W2: The core design of NegoCollab is inherently non-extensible.

Q3: The paper's biggest blind spot is scalability. What's the plan when a new agent type, one that wasn't part of the initial "negotiation," wants to join the collaboration? Do you have to retrain everything from scratch? If so, the "low training cost" claim from the abstract seems misleading, as the real cost is in re-integration. If you can clarify this, I would be pleased to improve the rating.

For dynamically joining new agents, collaborative participation can be achieved by training a pair of plug-and-play sender-receiver to align with the negotiated common representation. The training process only requires parameter updates for the new agent's sender and receiver modules while eliminating the need to retrain the negotiator network, thus providing an efficient solution for heterogeneous collaboration in "open-world" scenarios with minimal training cost.

We explained the training process when a new agent joins in Section 4.1. Specifically, in the first stage, the common representation is generated from the negotiator and the encoder of the agents in initial alliance. The cyclic consistency loss and multi-dimensional alignment loss are calculated in the same way as described in Section 3.2.2 and Section 3.2.3. In the second stage, the collaborative task loss is calculated as the collaborative detection loss between the new agent and the agents in the initial alliance. We will add a diagram of the training process for a new agent in the appendix of the revised version.

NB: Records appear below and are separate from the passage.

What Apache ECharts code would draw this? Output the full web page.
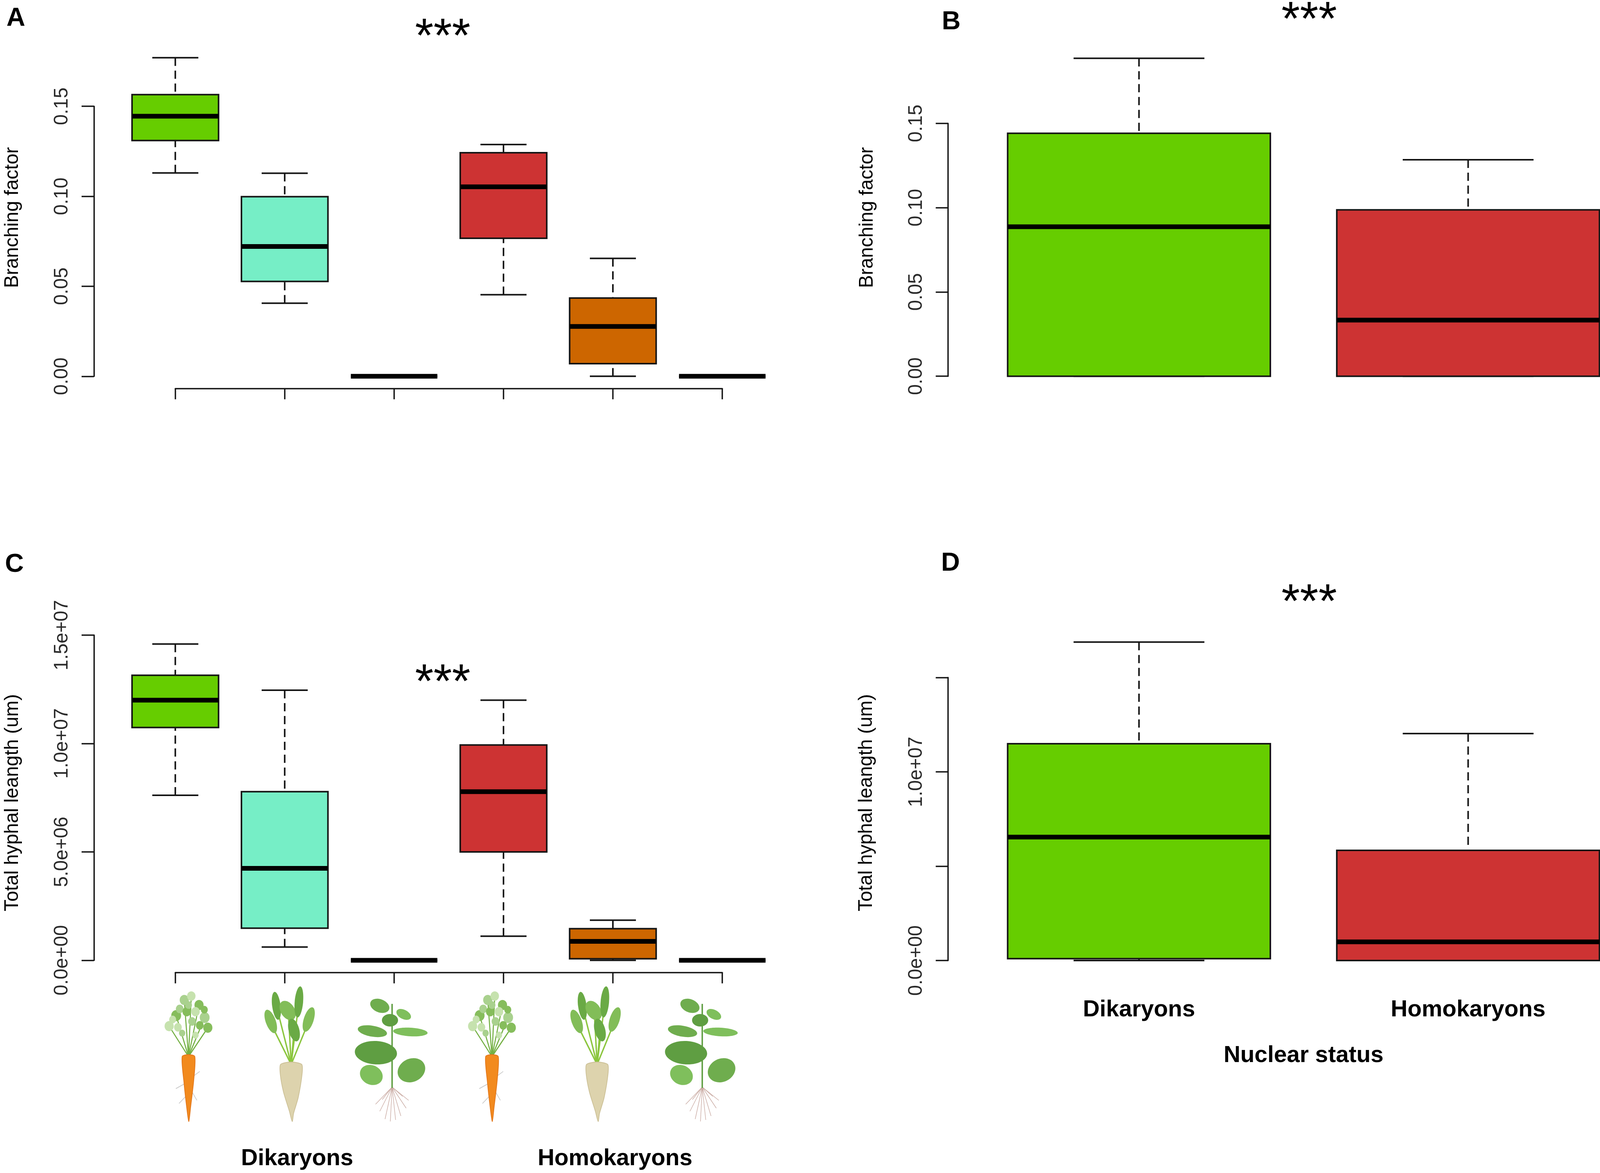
<!DOCTYPE html>
<html>
<head>
<meta charset="utf-8">
<title>Branching factor and total hyphal length</title>
<script src="https://cdn.jsdelivr.net/npm/echarts@6/dist/echarts.min.js"></script>
<style>
  html, body { margin: 0; padding: 0; background: #fff; overflow: hidden; }
  #chart { width: 100vw; height: 100vh; }
</style>
</head>
<body>
<div id="chart"></div>
<script>
// box stats per group: [lower whisker, Q1, median, Q3, upper whisker]
// groups 1-3 dikaryons, 4-6 homokaryons (carrot, sugar beet, plant)
var hostBranching = [
  [0.113, 0.131, 0.1445, 0.1565, 0.177],
  [0.0406, 0.0527, 0.0721, 0.0998, 0.1128],
  [0, 0, 0, 0, 0],
  [0.0453, 0.0767, 0.1053, 0.1242, 0.1288],
  [0, 0.007, 0.0277, 0.0435, 0.0655],
  [0, 0, 0, 0, 0]
];
var hostLength = [
  [7.61e6, 1.074e7, 1.2e7, 1.315e7, 1.459e7],
  [6.1e5, 1.48e6, 4.24e6, 7.78e6, 1.246e7],
  [0, 0, 0, 0, 0],
  [1.11e6, 5.0e6, 7.78e6, 9.93e6, 1.2e7],
  [0, 7e4, 8.7e5, 1.46e6, 1.85e6],
  [0, 0, 0, 0, 0]
];
var nuclearGroups = ['Dikaryons', 'Homokaryons'];
var nuclearBranching = [
  [0, 0, 0.0887, 0.1441, 0.1886],
  [0, 0, 0.0333, 0.0987, 0.1284]
];
var nuclearLength = [
  [0, 1e5, 6.54e6, 1.149e7, 1.688e7],
  [0, 0, 9.9e5, 5.84e6, 1.203e7]
];
var branchTicks = ['0.00', '0.05', '0.10', '0.15'];
var lengthTicks = ['0.0e+00', '5.0e+06', '1.0e+07', '1.5e+07'];
var lengthTicksD = ['0.0e+00', '', '1.0e+07', ''];

var hostColors = ['#66CD00', '#76EEC6', '#4F94CD', '#CD3333', '#CD6600', '#4F94CD'];
var nuclearColors = ['#66CD00', '#CD3333'];

var FONT = 'Liberation Sans, Arial, sans-serif';
var INK = '#151515';

// layout is laid out on a 4550 x 3003 sheet and fitted to the actual window
var sx = window.innerWidth / 4550;
var sy = window.innerHeight / 3003;
function px(v) { return v * sx; }
function py(v) { return v * sy; }

function toRows(stats) {
  return stats.map(function (s, i) { return [i + 1].concat(s); });
}

function boxRenderer(colors, boxW, capW) {
  return function (params, api) {
    var x = api.value(0);
    var lo = api.coord([x, api.value(1)]);
    var q1 = api.coord([x, api.value(2)]);
    var md = api.coord([x, api.value(3)]);
    var q3 = api.coord([x, api.value(4)]);
    var hi = api.coord([x, api.value(5)]);
    var cx = lo[0];
    var dash = { stroke: INK, lineWidth: 4, lineDash: [21, 12] };
    var solid = { stroke: INK, lineWidth: 4 };
    return {
      type: 'group',
      children: [
        { type: 'line', shape: { x1: cx, y1: hi[1], x2: cx, y2: q3[1] }, style: dash },
        { type: 'line', shape: { x1: cx, y1: lo[1], x2: cx, y2: q1[1] }, style: dash },
        { type: 'line', shape: { x1: cx - capW / 2, y1: hi[1], x2: cx + capW / 2, y2: hi[1] }, style: solid },
        { type: 'line', shape: { x1: cx - capW / 2, y1: lo[1], x2: cx + capW / 2, y2: lo[1] }, style: solid },
        { type: 'rect', shape: { x: cx - boxW / 2, y: q3[1], width: boxW, height: q1[1] - q3[1] },
          style: { fill: colors[params.dataIndex], stroke: INK, lineWidth: 4 } },
        { type: 'line', shape: { x1: cx - boxW / 2, y1: md[1], x2: cx + boxW / 2, y2: md[1] },
          style: { stroke: '#000', lineWidth: 12 } }
      ]
    };
  };
}

function yAxisOf(grid, max, interval, offset, ticks) {
  return {
    type: 'value', gridIndex: grid, min: 0, max: max, interval: interval, offset: px(offset),
    axisLine: { show: true, onZero: false, lineStyle: { color: INK, width: 3.5 } },
    axisTick: { show: true, length: px(35), lineStyle: { color: INK, width: 3.5 } },
    splitLine: { show: false },
    axisLabel: {
      rotate: 90, margin: px(62), fontSize: px(55), fontFamily: FONT, color: '#2a2a2a',
      formatter: function (v, i) { return ticks[i]; }
    }
  };
}

// decorative host-plant icons under panel C (local coords, origin at icon top centre)
function carrot() {
  var ch = [];
  var tips = [[-35, 55], [-12, 15], [8, 5], [30, 28], [46, 60], [-55, 82], [55, 86]];
  tips.forEach(function (t) {
    ch.push({ type: 'line', shape: { x1: 0, y1: 160, x2: t[0], y2: t[1] }, style: { stroke: '#74b044', lineWidth: 3 } });
  });
  var leaf = [[-35, 55, 14], [-12, 15, 13], [8, 5, 12], [30, 28, 13], [46, 60, 14], [-55, 82, 13], [55, 86, 13],
    [-25, 38, 11], [20, 45, 12], [-5, 45, 12], [10, 70, 11], [-30, 85, 11], [32, 80, 11], [0, 28, 10],
    [-45, 65, 10], [45, 40, 10], [-18, 100, 9], [20, 105, 9]];
  leaf.forEach(function (l, i) {
    ch.push({ type: 'circle', shape: { cx: l[0], cy: l[1], r: l[2] },
      style: { fill: ['#86bd5c', '#a9d18e', '#c6e2ae'][i % 3] } });
  });
  [[-12, 230, -36, 242], [14, 210, 32, 198], [-8, 262, -27, 280], [10, 250, 24, 272]].forEach(function (h) {
    ch.push({ type: 'line', shape: { x1: h[0], y1: h[1], x2: h[2], y2: h[3] }, style: { stroke: '#cccccc', lineWidth: 2 } });
  });
  ch.push({ type: 'polygon', shape: { smooth: 0.25, points: [[-18, 160], [0, 155], [18, 160], [15, 220],
    [6, 290], [1, 326], [-4, 298], [-13, 225]] },
    style: { fill: '#f28a1e', stroke: '#e2761a', lineWidth: 2 } });
  return ch;
}

function beet() {
  var ch = [];
  var tips = [[-58, 75], [-42, 30], [-8, 45], [22, 20], [50, 70], [8, 95]];
  tips.forEach(function (t) {
    ch.push({ type: 'line', shape: { x1: 0, y1: 180, x2: t[0], y2: t[1] }, style: { stroke: '#8cc63f', lineWidth: 4 } });
  });
  var leaves = [[-58, 70, 14, 32, 0.4], [-42, 30, 12, 36, 0.15], [-10, 42, 19, 28, 0.7], [22, 20, 12, 40, -0.1],
    [50, 65, 14, 33, -0.35], [8, 92, 15, 30, 0.3]];
  leaves.forEach(function (l, i) {
    ch.push({ type: 'ellipse', x: l[0], y: l[1], rotation: l[4], shape: { cx: 0, cy: 0, rx: l[2], ry: l[3] },
      style: { fill: i % 2 ? '#6aaa45' : '#82bd58' } });
  });
  ch.push({ type: 'polygon', shape: { smooth: 0.25, points: [[-30, 180], [0, 174], [30, 180], [31, 205],
    [20, 265], [7, 305], [3, 326], [-5, 300], [-22, 250], [-31, 205]] },
    style: { fill: '#ddd3ad', stroke: '#cbbf95', lineWidth: 2 } });
  return ch;
}

function herb() {
  var ch = [];
  [[-35, 300], [-20, 320], [-5, 326], [10, 322], [25, 312], [40, 292], [-47, 282], [47, 272], [-28, 270], [30, 262]].forEach(function (r) {
    ch.push({ type: 'line', shape: { x1: 0, y1: 238, x2: r[0], y2: r[1] }, style: { stroke: '#c8a8a0', lineWidth: 1.5 } });
  });
  ch.push({ type: 'line', shape: { x1: 0, y1: 25, x2: 0, y2: 240 }, style: { stroke: '#5c9c3e', lineWidth: 4 } });
  var leaves = [[-35, 30, 28, 17, -0.3], [33, 52, 22, 12, -0.4], [-6, 67, 23, 16, 0], [-56, 95, 42, 14, -0.15],
    [52, 97, 49, 11, -0.05], [-46, 150, 60, 30, -0.05], [55, 195, 40, 30, 0.3], [-59, 207, 33, 25, -0.3]];
  leaves.forEach(function (l, i) {
    ch.push({ type: 'ellipse', x: l[0], y: l[1], rotation: l[4], shape: { cx: 0, cy: 0, rx: l[2], ry: l[3] },
      style: { fill: ['#6fad4e', '#7fbf5c', '#5f9e42'][i % 3] } });
  });
  return ch;
}

function icon(children, cx, top) {
  return { type: 'group', x: px(cx), y: py(top), scaleX: sx, scaleY: sy, children: children };
}

var icons = [
  icon(carrot(), 536, 2545), icon(beet(), 828, 2545), icon(herb(), 1115, 2545),
  icon(carrot(), 1399, 2545), icon(beet(), 1698, 2545), icon(herb(), 1997, 2545)
];

function txt(x, y, s, size, weight, rot) {
  return { type: 'text', x: px(x), y: py(y), rotation: rot || 0,
    style: { text: s, fontSize: px(size), fontWeight: weight || 'normal', fontFamily: FONT, fill: '#000',
      textAlign: 'center', textVerticalAlign: 'middle', align: 'center', verticalAlign: 'middle' } };
}

var texts = [
  txt(45, 48, 'A', 74, 'bold'), txt(2705, 57, 'B', 74, 'bold'),
  txt(41, 1446, 'C', 74, 'bold'), txt(2703, 1443, 'D', 74, 'bold'),
  txt(1259, 98, '***', 135), txt(3723, 55, '***', 135),
  txt(1259, 1751, '***', 135), txt(3723, 1546, '***', 135),
  txt(36, 557, 'Branching factor', 55, 'normal', Math.PI / 2),
  txt(2466, 557, 'Branching factor', 55, 'normal', Math.PI / 2),
  txt(36, 2055, 'Total hyphal leangth (um)', 55, 'normal', Math.PI / 2),
  txt(2464, 2055, 'Total hyphal leangth (um)', 55, 'normal', Math.PI / 2),
  txt(845, 2967, 'Dikaryons', 66, 'bold'),
  txt(1749, 2967, 'Homokaryons', 66, 'bold')
];

var hiddenX = function (grid, max) {
  return { type: 'value', gridIndex: grid, min: 1, max: max, interval: 1,
    axisLine: { show: false, onZero: false }, axisTick: { show: false }, axisLabel: { show: false }, splitLine: { show: false } };
};
var hostX = function (grid) {
  return { type: 'value', gridIndex: grid, min: 1, max: 6, interval: 1, offset: py(31),
    axisLine: { show: true, onZero: false, lineStyle: { color: INK, width: 3.5 } },
    axisTick: { show: true, length: py(28), lineStyle: { color: INK, width: 3.5 } },
    axisLabel: { show: false }, splitLine: { show: false } };
};

function gridAt(left, top, width, height) {
  return { left: px(left), top: py(top), width: px(width), height: py(height) };
}

var option = {
  animation: false,
  backgroundColor: '#fff',
  grid: [
    gridAt(498.5, 272.2, 1555.5, 691.1),
    gridAt(3239, 315.9, 936, 647.3),
    gridAt(498.5, 1626, 1555.5, 832.4),
    gridAt(3239, 1734.5, 936, 724.5)
  ],
  xAxis: [
    hostX(0),
    hiddenX(1, 2),
    hostX(2),
    { type: 'value', gridIndex: 3, min: 1, max: 2, interval: 1,
      axisLine: { show: false, onZero: false }, axisTick: { show: false }, splitLine: { show: false },
      axisLabel: { margin: py(97), fontSize: px(66), fontWeight: 'bold', fontFamily: FONT, color: '#000',
        formatter: function (v) { return nuclearGroups[v - 1]; } },
      name: 'Nuclear status', nameLocation: 'middle', nameGap: py(214),
      nameTextStyle: { fontSize: px(66), fontWeight: 'bold', fontFamily: FONT, color: '#000' } }
  ],
  yAxis: [
    yAxisOf(0, 0.15, 0.05, 231.5, branchTicks),
    yAxisOf(1, 0.15, 0.05, 543, branchTicks),
    yAxisOf(2, 1.5e7, 5e6, 231.5, lengthTicks),
    yAxisOf(3, 1.5e7, 5e6, 543, lengthTicksD)
  ],
  graphic: icons.concat(texts),
  series: [
    { type: 'custom', xAxisIndex: 0, yAxisIndex: 0, clip: false, silent: true,
      renderItem: boxRenderer(hostColors, px(246), px(131)), data: toRows(hostBranching) },
    { type: 'custom', xAxisIndex: 1, yAxisIndex: 1, clip: false, silent: true,
      renderItem: boxRenderer(nuclearColors, px(747), px(372)), data: toRows(nuclearBranching) },
    { type: 'custom', xAxisIndex: 2, yAxisIndex: 2, clip: false, silent: true,
      renderItem: boxRenderer(hostColors, px(246), px(131)), data: toRows(hostLength) },
    { type: 'custom', xAxisIndex: 3, yAxisIndex: 3, clip: false, silent: true,
      renderItem: boxRenderer(nuclearColors, px(747), px(372)), data: toRows(nuclearLength) }
  ]
};

var myChart = echarts.init(document.getElementById('chart'));
myChart.setOption(option);
</script>
</body>
</html>
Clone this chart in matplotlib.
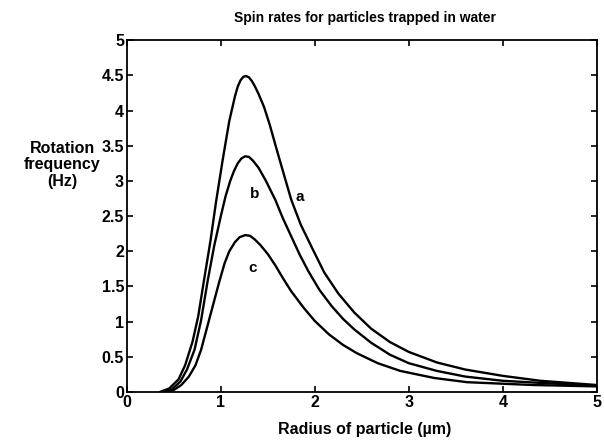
import matplotlib
matplotlib.use('Agg')
import matplotlib.pyplot as plt

plt.rcParams['font.family'] = ['Liberation Sans', 'DejaVu Sans']
plt.rcParams['font.weight'] = 'bold'

# Curve a (top)
a_x = [0.35, 0.45, 0.55, 0.62, 0.70, 0.76, 0.82, 0.89, 0.95, 1.02, 1.09, 1.15, 1.18, 1.21, 1.24,
       1.27, 1.30, 1.33, 1.36, 1.40, 1.46, 1.52, 1.60, 1.68, 1.75, 1.85, 1.97, 2.10, 2.25, 2.42,
       2.60, 2.80, 3.00, 3.30, 3.60, 4.00, 4.40, 4.70, 5.00]
a_y = [0.00, 0.05, 0.18, 0.38, 0.72, 1.08, 1.58, 2.15, 2.71, 3.30, 3.85, 4.20, 4.34, 4.43, 4.48,
       4.49, 4.47, 4.42, 4.35, 4.24, 4.05, 3.80, 3.42, 3.05, 2.73, 2.38, 2.05, 1.70, 1.40, 1.13,
       0.90, 0.71, 0.57, 0.42, 0.32, 0.23, 0.16, 0.13, 0.10]

# Curve b (middle)
b_x = [0.40, 0.48, 0.57, 0.64, 0.72, 0.79, 0.86, 0.93, 1.00, 1.05, 1.10, 1.14, 1.18, 1.22, 1.26,
       1.30, 1.34, 1.40, 1.48, 1.58, 1.66, 1.75, 1.84, 1.93, 2.05, 2.18, 2.30, 2.42, 2.60, 2.80,
       3.00, 3.30, 3.60, 4.00, 4.40, 4.70, 5.00]
b_y = [0.00, 0.04, 0.15, 0.32, 0.60, 1.02, 1.58, 2.08, 2.50, 2.78, 3.00, 3.14, 3.25, 3.32, 3.35,
       3.34, 3.29, 3.19, 3.00, 2.73, 2.47, 2.21, 1.95, 1.72, 1.45, 1.22, 1.04, 0.89, 0.70, 0.53,
       0.41, 0.30, 0.22, 0.16, 0.13, 0.11, 0.09]

# Curve c (bottom)
c_x = [0.42, 0.50, 0.58, 0.66, 0.73, 0.79, 0.86, 0.92, 0.98, 1.04, 1.09, 1.15, 1.20, 1.26,
       1.31, 1.36, 1.42, 1.50, 1.58, 1.66, 1.75, 1.88, 2.00, 2.15, 2.30, 2.45, 2.67, 2.91,
       3.27, 3.62, 3.97, 4.32, 4.67, 5.00]
c_y = [0.00, 0.03, 0.10, 0.22, 0.38, 0.60, 0.95, 1.25, 1.55, 1.83, 2.00, 2.13, 2.20, 2.23,
       2.22, 2.17, 2.09, 1.96, 1.80, 1.62, 1.43, 1.20, 1.01, 0.82, 0.67, 0.55, 0.41, 0.30,
       0.20, 0.14, 0.12, 0.10, 0.09, 0.08]

curve_labels = ['a', 'b', 'c']
label_pos = [(1.84, 2.77), (1.36, 2.81), (1.34, 1.76)]

fig = plt.figure(figsize=(6.04, 4.41), dpi=100)
ax = fig.add_axes([0.21, 0.111, 0.778, 0.798])

for xs, ys in [(a_x, a_y), (b_x, b_y), (c_x, c_y)]:
    ax.plot(xs, ys, color='black', linewidth=1.7)

for lab, (lx, ly) in zip(curve_labels, label_pos):
    ax.text(lx, ly, lab, fontsize=11, fontweight='bold', ha='center', va='center')

ax.set_xlim(0, 5)
ax.set_ylim(0, 5)
ax.set_xticks([0, 1, 2, 3, 4, 5])
ax.set_yticks([0, 0.5, 1, 1.5, 2, 2.5, 3, 3.5, 4, 4.5, 5])
ax.set_yticklabels(['0', '0.5', '1', '1.5', '2', '2.5', '3', '3.5', '4', '4.5', '5'])
ax.tick_params(direction='in', top=True, right=True, length=4, width=1.2,
               labelsize=11.5, pad=2)
for lbl in ax.get_xticklabels() + ax.get_yticklabels():
    lbl.set_fontweight('bold')
for sp in ax.spines.values():
    sp.set_linewidth(1.3)

fig.text(0.604, 0.960, 'Spin rates for particles trapped in water',
         ha='center', va='center', fontsize=10, fontweight='bold')
fig.text(0.604, 0.027, 'Radius of particle (\u00b5m)',
         ha='center', va='center', fontsize=11.5, fontweight='bold')
fig.text(0.103, 0.626, 'Rotation\nfrequency\n(Hz)',
         ha='center', va='center', fontsize=11.5, fontweight='bold', linespacing=1.15)

fig.savefig('out.png', dpi=100)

Notably, since new agents do not participate in the negotiation process, aligning them to the common representation inevitably incurs greater information loss. This indeed represents a limitation of NegoCollab in "open-world" collaboration scenarios. To mitigate this limitation, we investigate NegoCollab's collaborative performance when the common representation is negotiated from different initial alliances. Our analysis concludes that selecting initial alliance agents with optimally performing perception encoders and including more diverse agent types in the initial alliance can enhance the generalization capability of the common representation, thereby improving collaborative performance in "open-world" settings. The relevant results are presented in Appendix B.1, with selected findings shown below:

			AP@0.5					AP@0.7
Initial Alliance	m1m2	m3m4	m1m3	m2m4	All	m1m2	m3m4	m1m3	m2m4	All
Protocol	0.792	0.785	0.772	0.499	0.676	0.615	0.564	0.710	0.289	0.457
m1m3	0.869	0.832	0.951	0.484	0.830	0.761	0.720	0.904	0.280	0.718
m1m2	0.872	0.770	0.911	0.512	0.745	0.759	0.578	0.805	0.319	0.555
m3m4	0.727	0.840	0.914	0.506	0.737	0.550	0.726	0.840	0.289	0.562

Table 2: Performance comparison when negotiating common representations from different initial alliances.